- Data provided -
====================

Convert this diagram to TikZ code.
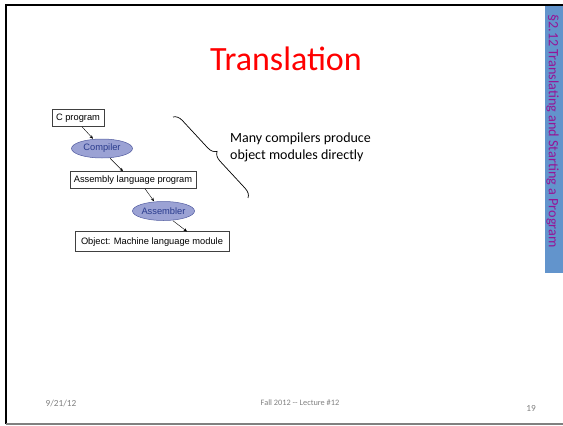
\documentclass[tikz,border=0pt]{standalone}
\usepackage{fontspec}
\setmainfont{Carlito}
\newfontfamily\arialfont{Liberation Sans}
\usetikzlibrary{arrows.meta,positioning,shapes.geometric,decorations.pathreplacing}
\definecolor{titlered}{RGB}{255,0,0}
\definecolor{barblue}{RGB}{98,148,204}
\definecolor{barpurple}{RGB}{150,20,150}
\definecolor{ellfill}{RGB}{155,162,212}
\definecolor{elldraw}{RGB}{82,92,160}
\definecolor{elltext}{RGB}{40,58,140}
\definecolor{footgray}{RGB}{128,128,128}

\begin{document}
\begin{tikzpicture}[
    x=1pt, y=-1pt,
    box/.style={rectangle, draw=black!75, line width=0.5pt, fill=white, inner xsep=4pt, minimum height=17pt, font=\arialfont\fontsize{9.3}{11}\selectfont},
    tool/.style={ellipse, draw=elldraw, fill=ellfill, line width=0.5pt, inner sep=0pt, minimum width=61pt, minimum height=19pt, text=elltext, font=\arialfont\fontsize{9.3}{11}\selectfont},
    arrow/.style={-{Stealth[length=3.5pt,width=3pt]}, line width=0.4pt, black},
    foot/.style={font=\fontsize{9.3}{11}\selectfont, text=footgray, inner sep=0pt, anchor=base}
]
    \useasboundingbox (0,0) rectangle (563,426);
    % slide frame and side bar
    \fill[barblue] (545,5) rectangle (563,273);
    \draw[black, line width=1.6pt] (6,424) -- (6,4.8) -- (563,4.8);
    \draw[footgray, line width=1.4pt] (6,423.8) -- (563,423.8);
    \node[rotate=-90, text=barpurple, font=\fontsize{14.2}{17}\selectfont, inner sep=0pt] (side) at (552.5,131) {§2.12 Translating and Starting a Program};

    \node[anchor=base, text=titlered, font=\fontsize{34}{40}\selectfont, inner sep=0pt] (title) at (286,70) {Translation};

    % translation chain
    \node[box] (cprog) at (78,118) {C program};
    \node[tool] (comp) at (102,148.5) {Compiler};
    \node[box] (asmprog) at (133,180) {Assembly language program};
    \node[tool] (asmb) at (163.5,211) {Assembler};
    \node[box, minimum width=154pt, minimum height=20pt] (obj) at (152,241.7) {Object: Machine language module};

    \draw[arrow] ([xshift=4pt]cprog.south) -- ([xshift=-9pt]comp.north);
    \draw[arrow] ([xshift=8pt]comp.south) -- ([xshift=-10pt]asmprog.north);
    \draw[arrow] ([xshift=12pt]asmprog.south) -- ([xshift=-9.5pt]asmb.north);
    \draw[arrow] ([xshift=9.5pt]asmb.south) -- ([xshift=35pt]obj.north);

    % brace and note
    \coordinate (bracetop) at (173,117);
    \coordinate (bracebot) at (248,198);
    \draw[decorate, decoration={brace, amplitude=9pt, aspect=0.5}, line width=0.7pt] (bracetop) -- (bracebot);
    \node[anchor=north west, align=left, inner sep=0pt, font=\fontsize{14}{17}\selectfont] (note) at (230,133) {Many compilers produce\\object modules directly};

    % footer
    \node[foot] (date) at (61,406.5) {9/21/12};
    \node[foot, font=\fontsize{8.3}{10}\selectfont] (lecture) at (300,405.5) {Fall 2012 -\kern0pt- Lecture \#12};
    \node[foot] (page) at (531,411) {19};
\end{tikzpicture}
\end{document}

====================

Make an exact reproduction of the listing above, without any pictures.

- Solution to this task -
Convert this diagram to TikZ code.
\documentclass[tikz,border=0pt]{standalone}
\usepackage{fontspec}
\setmainfont{Carlito}
\newfontfamily\arialfont{Liberation Sans}
\usetikzlibrary{arrows.meta,positioning,shapes.geometric,decorations.pathreplacing}
\definecolor{titlered}{RGB}{255,0,0}
\definecolor{barblue}{RGB}{98,148,204}
\definecolor{barpurple}{RGB}{150,20,150}
\definecolor{ellfill}{RGB}{155,162,212}
\definecolor{elldraw}{RGB}{82,92,160}
\definecolor{elltext}{RGB}{40,58,140}
\definecolor{footgray}{RGB}{128,128,128}

\begin{document}
\begin{tikzpicture}[
    x=1pt, y=-1pt,
    box/.style={rectangle, draw=black!75, line width=0.5pt, fill=white, inner xsep=4pt, minimum height=17pt, font=\arialfont\fontsize{9.3}{11}\selectfont},
    tool/.style={ellipse, draw=elldraw, fill=ellfill, line width=0.5pt, inner sep=0pt, minimum width=61pt, minimum height=19pt, text=elltext, font=\arialfont\fontsize{9.3}{11}\selectfont},
    arrow/.style={-{Stealth[length=3.5pt,width=3pt]}, line width=0.4pt, black},
    foot/.style={font=\fontsize{9.3}{11}\selectfont, text=footgray, inner sep=0pt, anchor=base}
]
    \useasboundingbox (0,0) rectangle (563,426);
    % slide frame and side bar
    \fill[barblue] (545,5) rectangle (563,273);
    \draw[black, line width=1.6pt] (6,424) -- (6,4.8) -- (563,4.8);
    \draw[footgray, line width=1.4pt] (6,423.8) -- (563,423.8);
    \node[rotate=-90, text=barpurple, font=\fontsize{14.2}{17}\selectfont, inner sep=0pt] (side) at (552.5,131) {§2.12 Translating and Starting a Program};

    \node[anchor=base, text=titlered, font=\fontsize{34}{40}\selectfont, inner sep=0pt] (title) at (286,70) {Translation};

    % translation chain
    \node[box] (cprog) at (78,118) {C program};
    \node[tool] (comp) at (102,148.5) {Compiler};
    \node[box] (asmprog) at (133,180) {Assembly language program};
    \node[tool] (asmb) at (163.5,211) {Assembler};
    \node[box, minimum width=154pt, minimum height=20pt] (obj) at (152,241.7) {Object: Machine language module};

    \draw[arrow] ([xshift=4pt]cprog.south) -- ([xshift=-9pt]comp.north);
    \draw[arrow] ([xshift=8pt]comp.south) -- ([xshift=-10pt]asmprog.north);
    \draw[arrow] ([xshift=12pt]asmprog.south) -- ([xshift=-9.5pt]asmb.north);
    \draw[arrow] ([xshift=9.5pt]asmb.south) -- ([xshift=35pt]obj.north);

    % brace and note
    \coordinate (bracetop) at (173,117);
    \coordinate (bracebot) at (248,198);
    \draw[decorate, decoration={brace, amplitude=9pt, aspect=0.5}, line width=0.7pt] (bracetop) -- (bracebot);
    \node[anchor=north west, align=left, inner sep=0pt, font=\fontsize{14}{17}\selectfont] (note) at (230,133) {Many compilers produce\\object modules directly};

    % footer
    \node[foot] (date) at (61,406.5) {9/21/12};
    \node[foot, font=\fontsize{8.3}{10}\selectfont] (lecture) at (300,405.5) {Fall 2012 -\kern0pt- Lecture \#12};
    \node[foot] (page) at (531,411) {19};
\end{tikzpicture}
\end{document}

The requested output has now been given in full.